Every year about 6-thousand people are killed in car crashes caused by distracted drivers. One of the main distractions is texting. There’s no ban on the practice in Florida, but state Senator Nancy Detert is trying to change that.

“The behavior of a person texting while driving is the same as the behavior of a drunk driver. They are coming into your lane,” said Detert.

This is her third attempt to pass a bill banning the practice. Detert’s bill passed its second senate committee Thursday. Chairman Andy Gardiner voted for the bill.

“We need to address the issue and you know as technology changes statutes need to change,” said Gardiner.

The bill makes texting a secondary offense. That means police couldn’t pull you over for texting, but if you were pulled over for something else, you could then be fined for texting.
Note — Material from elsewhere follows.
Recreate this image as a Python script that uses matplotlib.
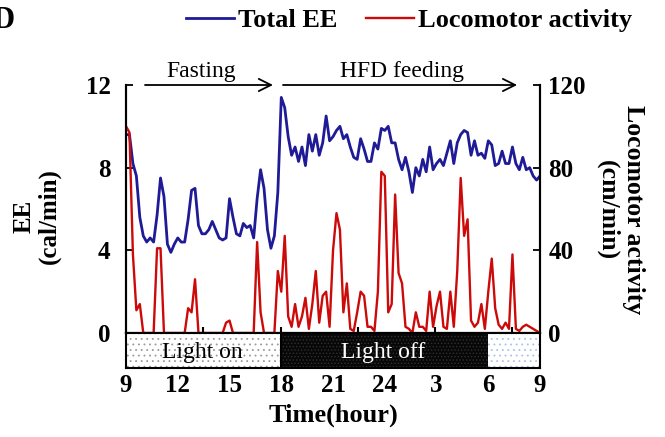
import numpy as np
import matplotlib.pyplot as plt

plt.rcParams['font.family'] = ['Liberation Serif', 'DejaVu Serif']
plt.rcParams['font.weight'] = 'bold'
plt.rcParams['hatch.linewidth'] = 0.6

# hours after 9:00, one reading every 0.2 h
step = 0.2

total_ee = [
    9.6, 9.6, 8.2, 7.6, 5.6, 4.7, 4.4, 4.6, 4.4, 5.7,
    7.5, 6.6, 4.3, 3.9, 4.3, 4.6, 4.4, 4.4, 5.5, 6.9,
    7.0, 5.2, 4.8, 4.8, 5.0, 5.4, 5.0, 4.6, 4.5, 4.6,
    6.5, 5.6, 4.8, 4.7, 5.3, 5.1, 5.2, 4.6, 6.5, 7.9,
    7.0, 5.0, 4.1, 4.7, 6.8, 11.4, 10.9, 9.5, 8.6, 9.0,
    8.3, 9.0, 8.1, 9.6, 8.8, 9.6, 8.6, 9.2, 10.5, 9.3,
    9.5, 9.8, 10.0, 9.4, 9.6, 9.0, 8.5, 8.4, 9.4, 8.9,
    8.3, 8.3, 9.2, 8.9, 9.9, 9.8, 10.0, 9.2, 9.2, 8.4,
    7.9, 8.5, 7.8, 6.8, 8.0, 7.6, 8.4, 7.8, 9.0, 7.9,
    8.2, 8.4, 8.1, 8.7, 9.3, 8.2, 9.2, 9.6, 9.8, 9.7,
    8.6, 9.3, 8.6, 8.7, 8.45, 9.3, 9.1, 8.1, 8.2, 8.8,
    8.2, 8.2, 9.0, 8.2, 7.9, 8.5, 7.9, 8.0, 7.6, 7.4,
    7.6,
]

locomotor = [
    100, 97, 38, 11, 14, 0, 0, 0, 0, 41,
    41, 0, 0, 0, 0, 0, 0, 0, 12, 10,
    26, 0, 0, 0, 0, 0, 0, 0, 0, 5,
    6, 0, 0, 0, 0, 0, 0, 0, 44, 10,
    0, 0, 0, 0, 30, 20, 47, 8, 3, 14,
    3, 8, 17, 2, 14, 30, 5, 18, 20, 3,
    40, 58, 50, 10, 24, 2, 1, 10, 20, 18,
    3, 3, 1, 20, 78, 76, 10, 14, 67, 29,
    24, 3, 2, 0, 10, 3, 3, 1, 20, 3,
    13, 20, 3, 2, 20, 3, 30, 75, 47, 55,
    6, 3, 5, 14, 2, 20, 36, 12, 4, 2,
    5, 2, 38, 2, 1, 3, 4, 3, 2, 1,
    0,
]

hour_labels = ['9', '12', '15', '18', '21', '24', '3', '6', '9']
light_on = (0, 9)
light_off = (9, 21)
light_on2 = (21, 24)

hours = np.arange(len(total_ee)) * step

fig = plt.figure(figsize=(6.65, 4.37), dpi=100)
ax = fig.add_axes([0.1895, 0.238, 0.6226, 0.5675])
ax2 = ax.twinx()
bar = fig.add_axes([0.1895, 0.158, 0.6226, 0.0801])

blue = '#1f1a96'
red = '#cc0a0a'
ax.plot(hours, total_ee, color=blue, lw=2.0, label='Total EE')
ax2.plot(hours, locomotor, color=red, lw=1.7, label='Locomotor activity')

ax.set_xlim(0, 24)
ax.set_ylim(0, 12)
ax2.set_ylim(0, 120)
ax.set_yticks([0, 4, 8, 12])
ax2.set_yticks([0, 40, 80, 120])
ax.set_xticks([4.48, 8.96, 13.44, 17.92, 22.4])
ax.set_xticklabels([])
ax.tick_params(axis='x', direction='in', length=4, width=1.5)
ax.tick_params(axis='y', direction='in', length=5, width=1.3, labelsize=18, pad=11)
ax2.tick_params(axis='y', direction='in', length=5, width=1.3, labelsize=18, pad=6)
for a in (ax, ax2):
    a.spines['top'].set_visible(False)
    for s in ('left', 'right', 'bottom'):
        a.spines[s].set_linewidth(1.5)

# top arrows
arrow = dict(arrowstyle='->', lw=1.3, color='black', mutation_scale=22, shrinkA=0, shrinkB=0)
ax.annotate('', xy=(8.52, 12), xytext=(1.1, 12), arrowprops=arrow, annotation_clip=False)
ax.annotate('', xy=(22.67, 12), xytext=(9.1, 12), arrowprops=arrow, annotation_clip=False)
ax.text(4.38, 12.4, 'Fasting', ha='center', va='baseline', fontsize=17, weight='normal')
ax.text(16.0, 12.4, 'HFD feeding', ha='center', va='baseline', fontsize=17, weight='normal')

# light / dark bar
bar.set_xlim(0, 24)
bar.set_ylim(0, 1)
bar.axvspan(*light_on, facecolor='white', edgecolor='#9a9a9a', hatch='...', lw=0)
bar.axvspan(*light_off, facecolor='#080808', edgecolor='#303030', hatch='.....', lw=0)
bar.axvspan(*light_on2, facecolor='white', edgecolor='#a9c1ea', hatch='...', lw=0)
bar.axvline(light_on[1], color='black', lw=1.5)
bar.text(4.43, 0.45, 'Light on', ha='center', va='center', fontsize=17, weight='normal')
bar.text(14.9, 0.45, 'Light off', ha='center', va='center', fontsize=17, weight='normal',
         color='white')
for s in bar.spines.values():
    s.set_linewidth(1.5)
bar.set_yticks([])
bar.set_xticks(range(0, 25, 3))
bar.set_xticklabels(hour_labels)
bar.tick_params(axis='x', length=0, labelsize=18, pad=4)
bar.set_xlabel('Time(hour)', fontsize=19, labelpad=5, weight='bold')

fig.text(0.055, 0.505, 'EE\n(cal/min)', rotation=90, ha='center', va='center',
         fontsize=18, multialignment='center', linespacing=1.1)
fig.text(0.933, 0.52, 'Locomotor activity\n(cm/min)', rotation=270, ha='center',
         va='center', fontsize=18.5, multialignment='center', linespacing=1.2)

fig.legend(loc='center', bbox_to_anchor=(0.615, 0.953), ncol=2, frameon=False,
           fontsize=19, handlelength=1.8, handletextpad=0.15, columnspacing=1.1,
           borderaxespad=0)
fig.text(-0.012, 0.953, 'D', ha='left', va='center', fontsize=22)

fig.savefig('out.png', dpi=100)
Opponents of the ban say Florida already has a reckless driving law and if its enforced it will catch the worst offenders. State Senator Joe Negron cast the lone no vote against the bill.

“The examples that are used, of someone weaving down the road while they are texting, if a law enforcement officer observes that, the person can be given a careless driving citation under existing law,” said Negron.

For Governor Rick Scott the issue is personal.

“It happened to my wife three years ago, it happened to her. Somebody back ended her,” said Scott.

Scott hasn’t seen the bill yet, but says a thoughtful ban would have his support. The fine for a first time offender would be 30 bucks. Get caught twice in five years and the fine doubles. People who cause a wreck because they are texting would have six points added to their driving record.